Usually, you build a library because you want to link it with one or more programs. You link libraries with a program by specifying the libraries in the $LIBS construction variable, and by specifying the directory in which the library will be found in the $LIBPATH construction variable:

      Library('foo', ['f1.c', 'f2.c', 'f3.c'])
      Program('prog.c', LIBS=['foo', 'bar'], LIBPATH='.')

Notice, of course, that you don't need to specify a library prefix (like lib) or suffix (like .a or .lib). SCons uses the correct prefix or suffix for the current system.
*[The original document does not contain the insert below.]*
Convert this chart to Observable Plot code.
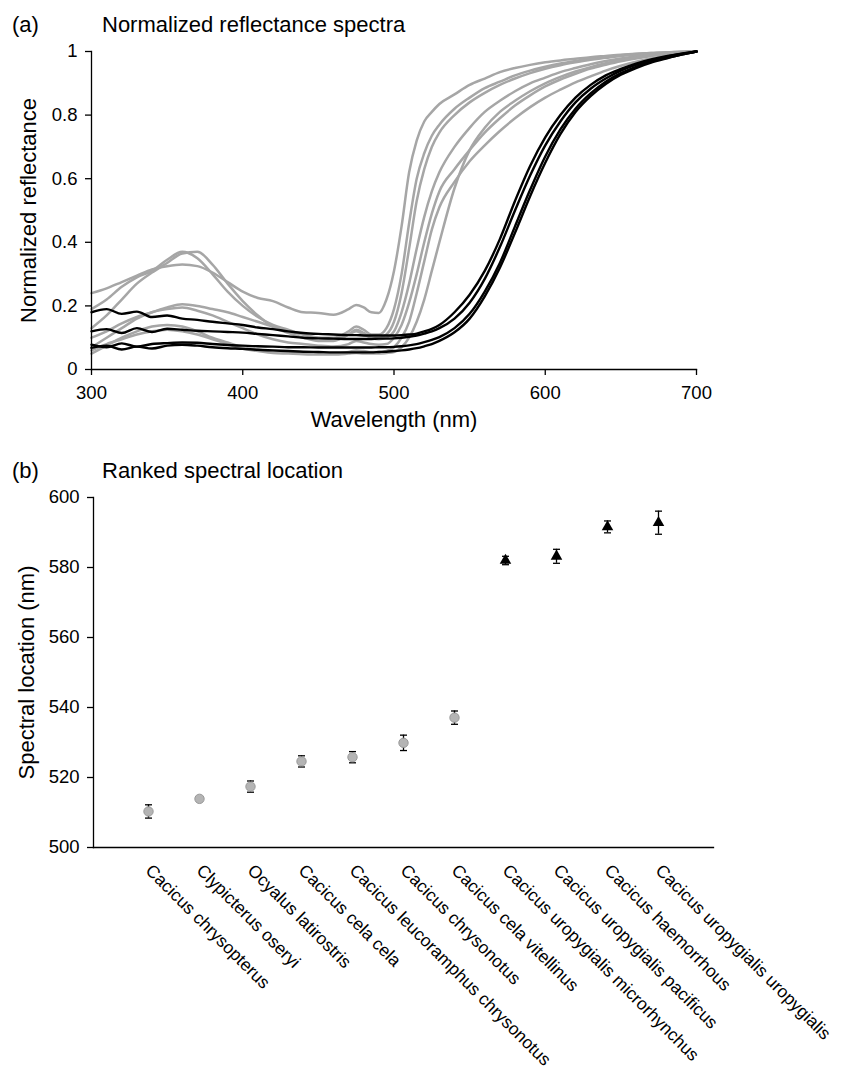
<!DOCTYPE html>
<html><head><meta charset="utf-8">
<script src="https://cdn.jsdelivr.net/npm/d3@7"></script>
<script src="https://cdn.jsdelivr.net/npm/@observablehq/plot@0.6"></script>
<style>
body{margin:0;background:#fff;font-family:"Liberation Sans",Arial,sans-serif;}
#wrap{position:relative;width:865px;height:1073px;overflow:hidden;background:#fff;}
.p{position:absolute;left:0;}
.t{position:absolute;font-size:22px;line-height:22px;white-space:nowrap;color:#000;font-family:"Liberation Sans",Arial,sans-serif;}
</style></head><body>
<div id="wrap">
  <div id="pa" class="p" style="top:0px"></div>
  <div id="pb" class="p" style="top:440px"></div>
  <div class="t" style="left:12px;top:14px">(a)</div>
  <div class="t" style="left:102px;top:14px">Normalized reflectance spectra</div>
  <div class="t" style="left:12px;top:460px">(b)</div>
  <div class="t" style="left:102px;top:460px">Ranked spectral location</div>
</div>
<script>
// ---------- Panel (a) data: normalized reflectance spectra ----------
const wavelengths = [300,310,320,330,340,350,360,370,380,390,400,410,420,430,440,450,460,470,475,480,485,490,495,500,505,510,515,520,525,530,540,550,560,570,580,590,600,610,620,630,640,650,660,670,680,690,700];

const gray1 = [0.24,0.255,0.275,0.295,0.315,0.325,0.33,0.325,0.305,0.275,
  0.245,0.225,0.215,0.195,0.18,0.178,0.172,0.19,
  0.203,0.195,0.18,0.178,0.22,0.31,0.45,0.62,0.72,0.78,0.81,0.835,
  0.865,0.895,0.915,0.935,0.948,0.958,0.966,0.972,0.977,0.982,0.986,0.99,0.993,0.995,0.997,0.998,1.0];
const gray2 = [0.19,0.22,0.26,0.29,0.31,0.345,0.37,0.35,0.3,0.245,
  0.2,0.165,0.14,0.125,0.11,0.1,0.1,0.12,
  0.135,0.125,0.11,0.11,0.13,0.19,0.3,0.46,0.6,0.68,0.735,0.77,
  0.82,0.855,0.885,0.905,0.925,0.94,0.952,0.962,0.97,0.977,0.983,0.988,0.992,0.995,0.997,0.999,1.0];
const gray3 = [0.13,0.17,0.22,0.27,0.305,0.335,0.365,0.37,0.33,0.27,
  0.215,0.17,0.135,0.115,0.1,0.09,0.09,0.11,
  0.125,0.115,0.1,0.1,0.11,0.15,0.24,0.38,0.53,0.63,0.7,0.745,
  0.8,0.84,0.87,0.895,0.915,0.932,0.946,0.957,0.966,0.974,0.98,0.986,0.99,0.994,0.997,0.999,1.0];
const gray4 = [0.1,0.12,0.145,0.165,0.18,0.195,0.205,0.2,0.19,0.18,
  0.165,0.15,0.135,0.12,0.11,0.1,0.095,0.11,
  0.12,0.11,0.1,0.095,0.1,0.12,0.18,0.27,0.38,0.48,0.56,0.62,
  0.7,0.76,0.81,0.845,0.875,0.9,0.918,0.935,0.948,0.96,0.97,0.978,0.985,0.99,0.995,0.998,1.0];
const gray5 = [0.07,0.1,0.13,0.16,0.18,0.19,0.195,0.185,0.17,0.15,
  0.13,0.11,0.095,0.085,0.08,0.075,0.072,0.08,
  0.09,0.085,0.08,0.078,0.08,0.1,0.14,0.21,0.3,0.4,0.49,0.56,
  0.63,0.69,0.745,0.79,0.83,0.862,0.89,0.912,0.93,0.946,0.958,0.969,0.978,0.986,0.992,0.997,1.0];
const gray6 = [0.05,0.075,0.1,0.12,0.135,0.14,0.135,0.12,0.1,0.085,
  0.07,0.062,0.058,0.055,0.052,0.05,0.05,0.055,
  0.06,0.058,0.055,0.055,0.058,0.07,0.1,0.15,0.24,0.34,0.44,0.51,
  0.59,0.655,0.705,0.75,0.79,0.825,0.855,0.88,0.903,0.922,0.94,0.955,0.968,0.978,0.988,0.995,1.0];
const gray7 = [0.06,0.08,0.095,0.11,0.12,0.125,0.12,0.11,0.095,0.08,
  0.065,0.058,0.052,0.05,0.048,0.047,0.047,0.05,
  0.052,0.05,0.05,0.05,0.052,0.055,0.07,0.1,0.15,0.22,0.31,0.4,
  0.57,0.69,0.76,0.81,0.845,0.875,0.9,0.92,0.937,0.951,0.963,0.973,0.981,0.988,0.993,0.997,1.0];

const black1 = [0.18,0.19,0.175,0.182,0.165,0.17,0.16,0.156,0.15,0.145,
  0.14,0.132,0.127,0.12,0.115,0.112,0.11,0.108,
  0.108,0.107,0.107,0.107,0.107,0.107,0.108,0.11,0.113,0.12,0.128,0.14,
  0.18,0.235,0.31,0.41,0.53,0.64,0.73,0.8,0.855,0.895,0.925,0.945,0.962,0.975,0.985,0.993,1.0];
const black2 = [0.12,0.127,0.115,0.13,0.118,0.128,0.125,0.122,0.12,0.118,
  0.116,0.112,0.108,0.104,0.1,0.098,0.097,0.096,
  0.096,0.096,0.096,0.097,0.097,0.098,0.1,0.103,0.107,0.113,0.12,0.13,
  0.16,0.21,0.285,0.385,0.5,0.61,0.705,0.78,0.84,0.883,0.915,0.94,0.958,0.972,0.983,0.992,1.0];
const black3 = [0.078,0.07,0.082,0.072,0.08,0.083,0.085,0.084,0.08,0.077,
  0.075,0.073,0.072,0.07,0.07,0.069,0.069,0.069,
  0.069,0.069,0.069,0.07,0.07,0.071,0.073,0.076,0.08,0.086,0.093,0.102,
  0.13,0.175,0.245,0.335,0.45,0.565,0.67,0.755,0.82,0.868,0.905,0.932,0.952,0.968,0.98,0.99,1.0];
const black4 = [0.068,0.075,0.063,0.072,0.066,0.075,0.078,0.075,0.07,0.067,
  0.065,0.062,0.06,0.058,0.056,0.055,0.054,0.054,
  0.054,0.054,0.054,0.055,0.056,0.058,0.06,0.063,0.067,0.073,0.08,0.09,
  0.117,0.16,0.23,0.32,0.43,0.545,0.65,0.74,0.81,0.86,0.898,0.927,0.948,0.965,0.978,0.99,1.0];

const xTicksA = [300,400,500,600,700];
const yTicksA = [0,0.2,0.4,0.6,0.8,1];

// ---------- Panel (b) data: ranked spectral location ----------
const taxa = ["Cacicus chrysopterus","Clypicterus oseryi","Ocyalus latirostris","Cacicus cela cela",
  "Cacicus leucoramphus chrysonotus","Cacicus chrysonotus","Cacicus cela vitellinus",
  "Cacicus uropygialis microrhynchus","Cacicus uropygialis pacificus","Cacicus haemorrhous",
  "Cacicus uropygialis uropygialis"];
const locations = [510.3,513.9,517.4,524.6,525.8,529.9,537.1,582.0,583.2,591.6,592.8];
const errors = [1.9,0,1.6,1.6,1.6,2.2,1.9,1.2,2.0,1.7,3.3];
const groups = ["gray","gray","gray","gray","gray","gray","gray","black","black","black","black"];
const yTicksB = [500,520,540,560,580,600];

// ---------- build tables ----------
function toRows(list, prefix) {
  return list.flatMap((vals, k) => vals.map((r, i) => ({wl: wavelengths[i], r, id: prefix + k})));
}
const grayRows = toRows([gray1,gray2,gray3,gray4,gray5,gray6,gray7], "g");
const blackRows = toRows([black1,black2,black3,black4], "b");

const taxaRows = taxa.map((t, i) => ({taxon: t, m: locations[i], e: errors[i], g: groups[i]}));
const errRows = taxaRows.filter(d => d.e > 0);

const FONT = "'Liberation Sans', Arial, sans-serif";

const plotA = Plot.plot({
  width: 865, height: 440,
  marginLeft: 91, marginRight: 169, marginTop: 51, marginBottom: 71,
  style: {fontFamily: FONT, fontSize: "18.5px", background: "none", color: "#000", overflow: "visible"},
  x: {domain: [300, 700]},
  y: {domain: [0, 1]},
  marks: [
    Plot.line(grayRows, {x: "wl", y: "r", z: "id", stroke: "#a6a6a6", strokeWidth: 2.5, curve: "monotone-x"}),
    Plot.line(blackRows, {x: "wl", y: "r", z: "id", stroke: "#000", strokeWidth: 2.4, curve: "monotone-x"}),
    Plot.frame({anchor: "left", stroke: "#000", strokeWidth: 1.3}),
    Plot.frame({anchor: "bottom", stroke: "#000", strokeWidth: 1.3}),
    Plot.axisX({ticks: xTicksA, tickSize: 6, tickPadding: 10, strokeWidth: 1.3, label: null, tickFormat: d => String(d)}),
    Plot.axisY({ticks: yTicksA, tickSize: 6, tickPadding: 8, strokeWidth: 1.3, label: null, tickFormat: d => String(d)}),
    Plot.text(["Wavelength (nm)"], {frameAnchor: "bottom", dy: 50, fontSize: 22, textAnchor: "middle", lineAnchor: "middle"}),
    Plot.text(["Normalized reflectance"], {frameAnchor: "left", dx: -63, rotate: -90, fontSize: 22, textAnchor: "middle", lineAnchor: "middle"})
  ]
});
document.getElementById("pa").appendChild(plotA);

const capSymbol = {draw(context) { context.moveTo(-3.5, 0); context.lineTo(3.5, 0); }};

const plotB = Plot.plot({
  width: 865, height: 633,
  marginLeft: 93, marginRight: 152, marginTop: 57, marginBottom: 226,
  style: {fontFamily: FONT, fontSize: "18px", background: "none", color: "#000", overflow: "visible"},
  x: {type: "point", domain: taxa, padding: 1},
  y: {domain: [500, 600]},
  marks: [
    Plot.ruleX(errRows, {x: "taxon", y1: d => d.m - d.e, y2: d => d.m + d.e, stroke: "#000", strokeWidth: 1.3}),
    Plot.dot(errRows, {x: "taxon", y: d => d.m + d.e, symbol: capSymbol, fill: "none", stroke: "#000", strokeWidth: 1.3}),
    Plot.dot(errRows, {x: "taxon", y: d => d.m - d.e, symbol: capSymbol, fill: "none", stroke: "#000", strokeWidth: 1.3}),
    Plot.dot(taxaRows.filter(d => d.g === "gray"), {x: "taxon", y: "m", r: 4.7, fill: "#b4b4b4", stroke: "#999", strokeWidth: 1}),
    Plot.dot(taxaRows.filter(d => d.g === "black"), {x: "taxon", y: "m", r: 4.3, symbol: "triangle", fill: "#000", stroke: "none"}),
    Plot.frame({anchor: "left", stroke: "#000", strokeWidth: 1.3}),
    Plot.frame({anchor: "bottom", stroke: "#000", strokeWidth: 1.3}),
    Plot.axisY({ticks: yTicksB, tickSize: 6, tickPadding: 8, strokeWidth: 1.3, label: null, fontSize: 18.5, tickFormat: d => String(d)}),
    Plot.axisX({tickSize: 0, tickRotate: 45, tickPadding: 20, textAnchor: "start", lineAnchor: "middle", label: null, fontSize: 17.5}),
    Plot.text(["Spectral location (nm)"], {frameAnchor: "left", dx: -67, rotate: -90, fontSize: 22, textAnchor: "middle", lineAnchor: "middle"})
  ]
});
document.getElementById("pb").appendChild(plotB);
</script>
</body></html>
On a POSIX or Linux system, a build of the above example would look like:

      % scons -Q
      cc -o f1.o -c f1.c
      cc -o f2.o -c f2.c
      cc -o f3.o -c f3.c
      ar rc libfoo.a f1.o f2.o f3.o
      ranlib libfoo.a
      cc -o prog.o -c prog.c
      cc -o prog prog.o -L. -lfoo -lbar

On a Windows system, a build of the above example would look like:

      C:\>scons -Q
      cl /nologo /c f1.c /Fof1.obj
      cl /nologo /c f2.c /Fof2.obj
      cl /nologo /c f3.c /Fof3.obj
      lib /nologo /OUT:foo.lib f1.obj f2.obj f3.obj
      cl /nologo /c prog.c /Foprog.obj
      link /nologo /OUT:prog.exe /LIBPATH:. foo.lib bar.lib prog.obj

As usual, notice that SCons has taken care of constructing the correct command lines to link with the specified library on each system.

Note also that, if you only have a single library to link with, you can specify the library name in single string, instead of a Python list, so that:

      Program('prog.c', LIBS='foo', LIBPATH='.')

is equivalent to:

      Program('prog.c', LIBS=['foo'], LIBPATH='.')

This is similar to the way that SCons handles either a string or a list to specify a single source file.